Direction:
Transcribe everything in the data word for word. Pictures are left out.

Records supplied:
## begin
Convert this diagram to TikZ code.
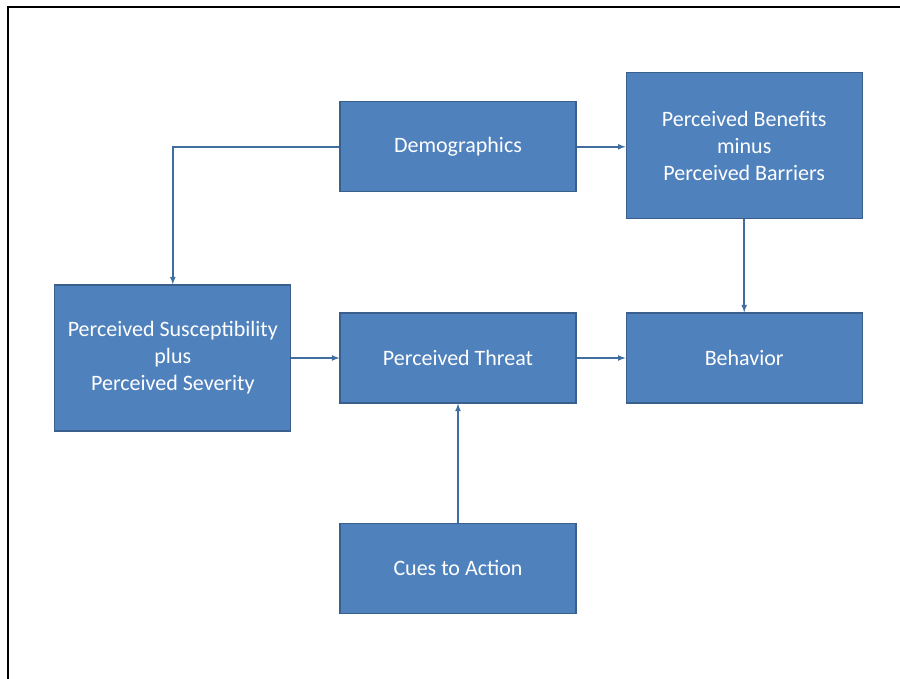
\documentclass[tikz,border=0pt]{standalone}
\usepackage{fontspec}
\setmainfont{Carlito}
\usepackage{tikz}
\usetikzlibrary{arrows, positioning}
\definecolor{hbmfill}{RGB}{79,129,189}
\definecolor{hbmedge}{RGB}{58,95,140}
\definecolor{hbmline}{RGB}{65,110,160}
\tikzset{
  hbmbox/.style={draw=hbmedge, line width=1.2pt, fill=hbmfill, text=white,
    minimum width=236pt, minimum height=90pt, inner sep=0pt, align=center,
    font=\fontsize{22}{27}\selectfont},
  hbmtall/.style={hbmbox, minimum height=146pt},
  hbmlink/.style={draw=hbmline, line width=1.6pt, -latex},
}

\begin{document}
\begin{tikzpicture}[x=1pt, y=-1pt]
  \useasboundingbox (0,0) rectangle (900,679);
  \draw[line width=1.6pt] (8,679) -- (8,7) -- (900,7);

  \node[hbmbox] (threat) at (458,358) {Perceived Threat};
  \node[hbmbox, above=120pt of threat] (demog) {Demographics};
  \node[hbmbox, below=119pt of threat] (cues) {Cues to Action};
  \node[hbmbox, right=49pt of threat] (behav) {Behavior};
  \node[hbmtall, above=93pt of behav] (benef) {Perceived Benefits\\minus\\Perceived Barriers};
  \node[hbmtall, left=48pt of threat] (suscep) {Perceived Susceptibility\\plus\\Perceived Severity};

  \draw[hbmlink] (demog.west) -| (suscep.north);
  \draw[hbmlink] (demog.east) -- (demog.east -| benef.west);
  \draw[hbmlink] (benef.south) -- (behav.north);
  \draw[hbmlink] (suscep.east) -- (threat.west);
  \draw[hbmlink] (threat.east) -- (behav.west);
  \draw[hbmlink] (cues.north) -- (threat.south);
\end{tikzpicture}
\end{document}
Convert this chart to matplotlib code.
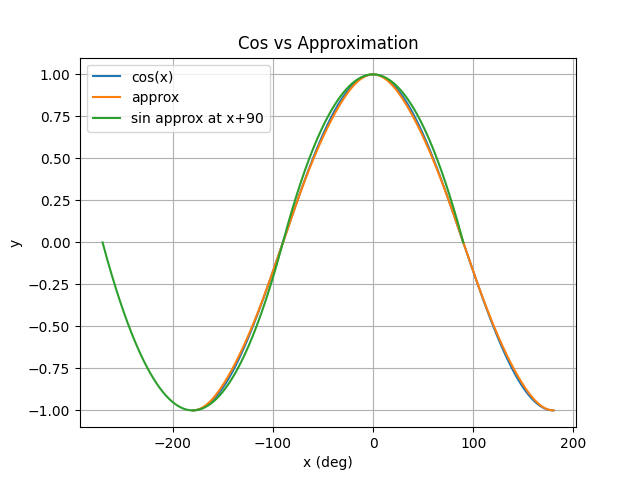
## end
Solution:
Convert this diagram to TikZ code.
\documentclass[tikz,border=0pt]{standalone}
\usepackage{fontspec}
\setmainfont{Carlito}
\usepackage{tikz}
\usetikzlibrary{arrows, positioning}
\definecolor{hbmfill}{RGB}{79,129,189}
\definecolor{hbmedge}{RGB}{58,95,140}
\definecolor{hbmline}{RGB}{65,110,160}
\tikzset{
  hbmbox/.style={draw=hbmedge, line width=1.2pt, fill=hbmfill, text=white,
    minimum width=236pt, minimum height=90pt, inner sep=0pt, align=center,
    font=\fontsize{22}{27}\selectfont},
  hbmtall/.style={hbmbox, minimum height=146pt},
  hbmlink/.style={draw=hbmline, line width=1.6pt, -latex},
}

\begin{document}
\begin{tikzpicture}[x=1pt, y=-1pt]
  \useasboundingbox (0,0) rectangle (900,679);
  \draw[line width=1.6pt] (8,679) -- (8,7) -- (900,7);

  \node[hbmbox] (threat) at (458,358) {Perceived Threat};
  \node[hbmbox, above=120pt of threat] (demog) {Demographics};
  \node[hbmbox, below=119pt of threat] (cues) {Cues to Action};
  \node[hbmbox, right=49pt of threat] (behav) {Behavior};
  \node[hbmtall, above=93pt of behav] (benef) {Perceived Benefits\\minus\\Perceived Barriers};
  \node[hbmtall, left=48pt of threat] (suscep) {Perceived Susceptibility\\plus\\Perceived Severity};

  \draw[hbmlink] (demog.west) -| (suscep.north);
  \draw[hbmlink] (demog.east) -- (demog.east -| benef.west);
  \draw[hbmlink] (benef.south) -- (behav.north);
  \draw[hbmlink] (suscep.east) -- (threat.west);
  \draw[hbmlink] (threat.east) -- (behav.west);
  \draw[hbmlink] (cues.north) -- (threat.south);
\end{tikzpicture}
\end{document}
Convert this chart to matplotlib code.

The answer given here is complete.